Time Management — Backdoor Business
✦ business in a box

Time Management
That Actually Works

How to get more done in less time, a simple 6-step system for solo service providers who have too much to do and not enough hours.

Most time management advice was written for people who sit at desks all day. This system is built for service providers, people whose time is split between doing the actual work, running the business behind it, and trying to grow it. Six steps. Run through them weekly or whenever things feel chaotic.

1
Step One
Make a List

Start by getting everything out of your head. Write down every single thing you need to get done, don't filter, don't organize, just dump it all. The goal here is a complete brain dump, not a pretty list.

Be specific. "Do admin" is not a task. "Send invoice to Tuesday's client" is a task. Vague items stay undone, specific ones get crossed off.

"If it's in your head taking up space, it belongs on the list. Every unwritten task is a small ongoing distraction."

2
Step Two
Prioritize Your List

Go back through your list and assign each item a priority number. 1 = most urgent and important. Higher numbers = can wait. Ask yourself one question for each item:

"If I only got one thing done today, and this was it, would I feel okay about that?"

That's your priority 1. Everything else falls behind it. Don't overthink the ranking, a rough order is better than a perfect system you never use.

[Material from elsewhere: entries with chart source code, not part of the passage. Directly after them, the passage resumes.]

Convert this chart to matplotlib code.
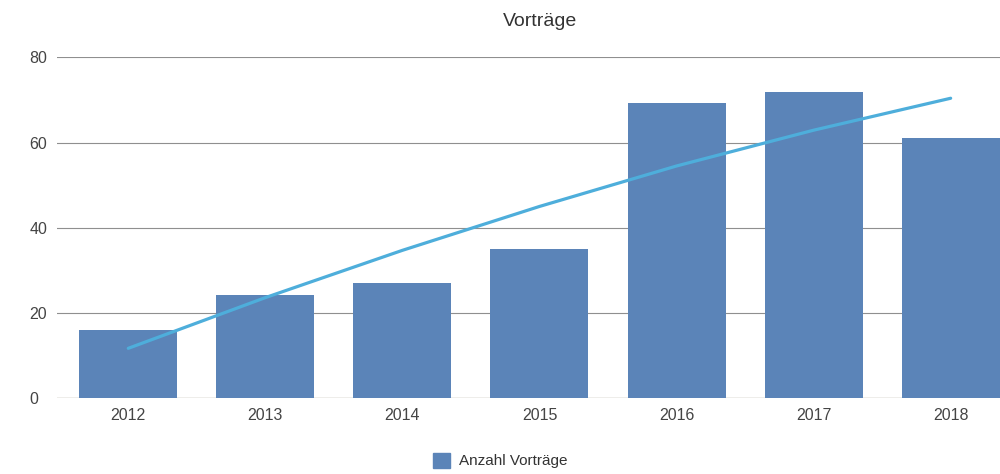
import numpy as np
import matplotlib.pyplot as plt
from matplotlib.patches import Patch

plt.rcParams['font.family'] = ['Liberation Sans', 'DejaVu Sans']

# Daten
jahre = ['2012', '2013', '2014', '2015', '2016', '2017', '2018']
vortraege = [16, 24.2, 27, 35.1, 69.2, 71.8, 61.1]
trend = [11.7, 23.6, 34.7, 45.0, 54.5, 62.9, 70.4]

bar_color = '#5b84b8'
line_color = '#4eaedb'

fig = plt.figure(figsize=(10, 4.74), dpi=100)
ax = fig.add_axes([0.057, 0.16, 0.943, 0.719])

x = np.arange(len(jahre))
ax.bar(x, vortraege, width=0.715, color=bar_color, zorder=2)
ax.plot(x, trend, color=line_color, linewidth=2.3, solid_capstyle='round', zorder=3)

ax.set_ylim(0, 80)
ax.set_xlim(-0.52, 6.36)
ax.set_yticks([0, 20, 40, 60, 80])
ax.set_xticks(x)
ax.set_xticklabels(jahre)
ax.yaxis.grid(True, color='#8f8f8f', linewidth=0.8, zorder=1)
ax.set_axisbelow(True)
for s in ax.spines.values():
    s.set_visible(False)
ax.axhline(0, color='#c8c0b4', linewidth=1.0, zorder=1)
ax.tick_params(axis='both', length=0, labelsize=11.5, colors='#444444')
ax.tick_params(axis='x', pad=7)
for lbl in ax.get_yticklabels():
    lbl.set_horizontalalignment('left')
ax.yaxis.set_tick_params(pad=20)

fig.text(0.54, 0.955, 'Vorträge', ha='center', va='center', fontsize=14, color='#333333')

fig.legend(handles=[Patch(color=bar_color, label='Anzahl Vorträge')],
           loc='center', bbox_to_anchor=(0.5, 0.028), frameon=False,
           fontsize=11, handlelength=1.1, handleheight=1.1, handletextpad=0.6,
           labelcolor='#333333')

fig.savefig('out.png', dpi=100)
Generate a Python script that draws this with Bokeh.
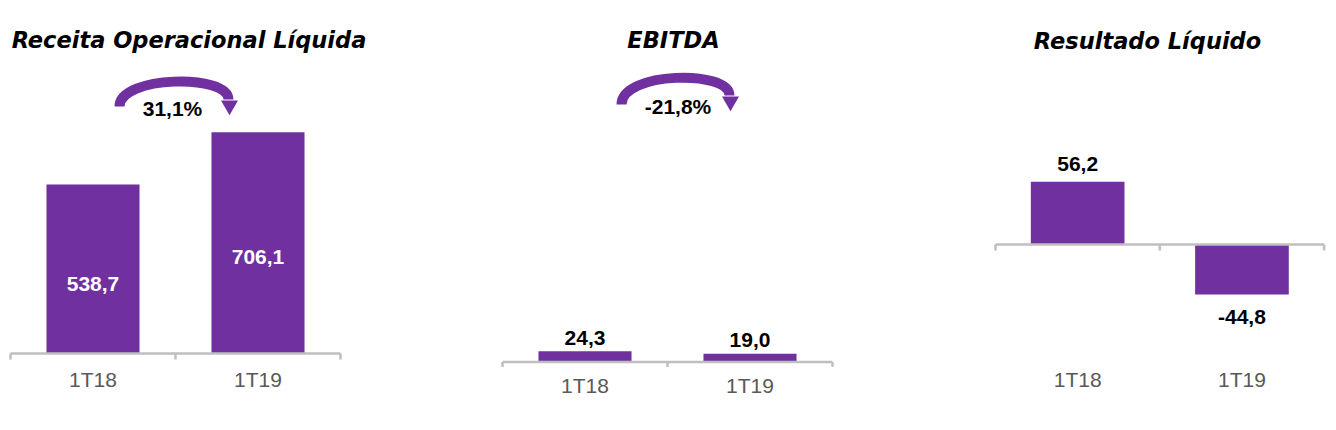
import math
from bokeh.plotting import figure
from bokeh.layouts import row
from bokeh.models import Range1d, FixedTicker
from bokeh.core.properties import value
from bokeh.embed import file_html
from bokeh.resources import INLINE

# ---------------- data ----------------
categories = ["1T18", "1T19"]
titles = ["Receita Operacional Líquida", "EBITDA", "Resultado Líquido"]
receita = [538.7, 706.1]
ebitda = [24.3, 19.0]
resultado = [56.2, -44.8]

# ---------------- style ----------------
PURPLE = "#7030A0"
AXIS_GRAY = "#BFBFBF"
LABEL_GRAY = "#595959"
SANS = "Liberation Sans"
TITLE_FONT = "DejaVu Sans"

H = 418
FRAME_H = 367


def fmt(v):
    return f"{v:.1f}".replace(".", ",")


def pct(a, b):
    return f"{(b / a - 1) * 100:.1f}%".replace(".", ",")


panels = [
    dict(values=receita, title=titles[0], width=500, x0=10, sx=165, base=353, sy=0.3135,
         bar_w=0.564, mode="inside", gap_pos=14.5, gap_neg=0, standoff=0, tick=6,
         title_xy=(188.5, 39.5),
         arrow=dict(start=(119, 106), end=(228, 99), ctrl_y=(75, 73), head=(229, 105),
                    text_xy=(172, 108))),
    dict(values=ebitda, title=titles[1], width=492, x0=2, sx=165, base=361.5, sy=0.44,
         bar_w=0.564, mode="outside", gap_pos=13.5, gap_neg=13.5, standoff=6, tick=5,
         title_xy=(173, 39.5),
         arrow=dict(start=(121, 104), end=(729 - 500, 95), ctrl_y=(71, 69), head=(230, 101),
                    text_xy=(177.5, 105.5))),
    dict(values=resultado, title=titles[2], width=344, x0=3, sx=164.3, base=244, sy=1.115,
         bar_w=0.57, mode="outside", gap_pos=17.7, gap_neg=22.7, standoff=0, tick=6,
         title_xy=(155, 40), arrow=None),
]

figs = []
for cfg in panels:
    W, x0, sx, base, sy = cfg["width"], cfg["x0"], cfg["sx"], cfg["base"], cfg["sy"]

    def X(px):
        return (px - x0) / sx

    def Y(py):
        return (base - py) / sy

    p = figure(width=W, height=H, title=None,
               x_range=Range1d(X(0), X(W)), y_range=Range1d(Y(FRAME_H), Y(0)),
               output_backend="svg", toolbar_location=None, y_axis_location=None,
               min_border_left=0, min_border_right=0, min_border_top=0,
               min_border_bottom=H - FRAME_H)
    p.outline_line_color = None
    p.xgrid.visible = False
    p.ygrid.visible = False
    p.background_fill_color = "white"
    p.border_fill_color = "white"

    n = len(categories)
    xs = [i + 0.5 for i in range(n)]
    vals = cfg["values"]

    # bars
    p.vbar(x=xs, top=vals, bottom=0, width=cfg["bar_w"], fill_color=PURPLE, line_color=None)

    # baseline and category separators
    tick_len = cfg["tick"] / sy
    p.segment(x0=[0], y0=[0], x1=[n], y1=[0],
              line_color=AXIS_GRAY, line_width=2.5)
    p.segment(x0=list(range(n + 1)), y0=[0] * (n + 1), x1=list(range(n + 1)),
              y1=[-tick_len] * (n + 1), line_color=AXIS_GRAY, line_width=2.5)

    # value labels
    if cfg["mode"] == "inside":
        ly = [v / 2 - cfg["gap_pos"] / sy for v in vals]
        col = "white"
    else:
        ly = [v + cfg["gap_pos"] / sy if v >= 0 else v - cfg["gap_neg"] / sy for v in vals]
        col = "black"
    p.text(x=xs, y=ly, text=[fmt(v) for v in vals], text_align="center",
           text_baseline="middle", text_color=col, text_font=value(SANS),
           text_font_style="bold", text_font_size="21px")

    # title
    tx, ty = cfg["title_xy"]
    p.text(x=[X(tx)], y=[Y(ty)], text=[cfg["title"]], text_align="center",
           text_baseline="middle", text_color="black", text_font=value(TITLE_FONT),
           text_font_style="bold italic", text_font_size="22.5px")

    # growth arrow
    a = cfg["arrow"]
    if a is not None:
        (sx0, sy0), (ex, ey) = a["start"], a["end"]
        c0, c1 = a["ctrl_y"]
        p.bezier(x0=[X(sx0)], y0=[Y(sy0)], x1=[X(ex)], y1=[Y(ey)],
                 cx0=[X(sx0)], cy0=[Y(c0)], cx1=[X(ex)], cy1=[Y(c1)],
                 line_color=PURPLE, line_width=10)
        hx, hy = a["head"]
        p.scatter(x=[X(hx)], y=[Y(hy)], marker="triangle", size=17, angle=math.pi,
                  fill_color=PURPLE, line_color=None)
        px_, py_ = a["text_xy"]
        p.text(x=[X(px_)], y=[Y(py_)], text=[pct(vals[0], vals[1])], text_align="center",
               text_baseline="middle", text_color="black", text_font=value(SANS),
               text_font_style="bold", text_font_size="21px")

    # category axis (labels only)
    ax = p.xaxis[0]
    ax.ticker = FixedTicker(ticks=xs, minor_ticks=[])
    ax.major_label_overrides = {x: c for x, c in zip(xs, categories)}
    ax.axis_line_color = None
    ax.major_tick_line_color = None
    ax.minor_tick_line_color = None
    ax.major_tick_out = 0
    ax.major_tick_in = 0
    ax.major_label_standoff = cfg["standoff"]
    ax.major_label_text_font = SANS
    ax.major_label_text_font_size = "21px"
    ax.major_label_text_color = LABEL_GRAY

    figs.append(p)

layout = row(*figs, spacing=0)
open("out.html", "w").write(file_html(layout, INLINE))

  • Revenue-generating tasks always rank above admin tasks
  • Client-facing work ranks above back-end business tasks
  • Deadlines with consequences rank above tasks with flexible timelines
  • Anything you've been putting off for more than a week probably needs to move up
3
Step Three
Lock In Your Top 6

From your prioritized list, select the 6 tasks that matter most right now. Write them down separately, these are your non-negotiables. Everything else on your list stays there for the next round.

Six is the number. Not ten. Not twenty. Six forces you to make real decisions about what actually matters, instead of pretending you can do everything.

why six?

"A list of 20 priorities is not a priority list. It's a wish list. Six forces commitment. If it doesn't make the top six, it waits."

4
Step Four
Map Out the Steps

For your #1 priority, break it into the actual steps needed to complete it. Not the goal, the actions. "Get more clients" is not a step. "Post in three local Facebook groups today" is a step.

Work through one priority completely before moving to the next. Jumping between tasks feels productive but isn't, every context switch costs you time and mental energy.

  • Most tasks have 3–6 actual steps when you break them down
  • If a step still feels vague, break it down one more level
  • The clearer the step, the faster you'll do it
  • Finish priority #1 completely before mapping priority #2
5
Step Five
Schedule It

Put your 6 tasks in your calendar. Estimate how long each will take, then add a buffer, because things always run longer than expected. Schedule windows and deadlines, not exact time slots.

How to schedule
DON'T "Update about page — 9am to 10am"
DO "Update about page — done before noon"

Exact time slots create stress and failure the moment something runs over. Windows give you flexibility without losing accountability. The task still has to get done, it just has room to breathe.

6
Step Six
Take Action

The list is made. The priorities are set. The steps are mapped. The calendar is blocked. Now you just have to do the work, and that part is on you.

Build discipline, stick to a routine, and let go of perfection. Your business should not exist as a thing to endlessly tinker with. Done is better than perfect, every single time.

the real rule

"Solid tasks, not busy work. Perfection is not the goal. If you catch yourself reorganizing instead of doing,stop. Go back to your list. Do the next thing."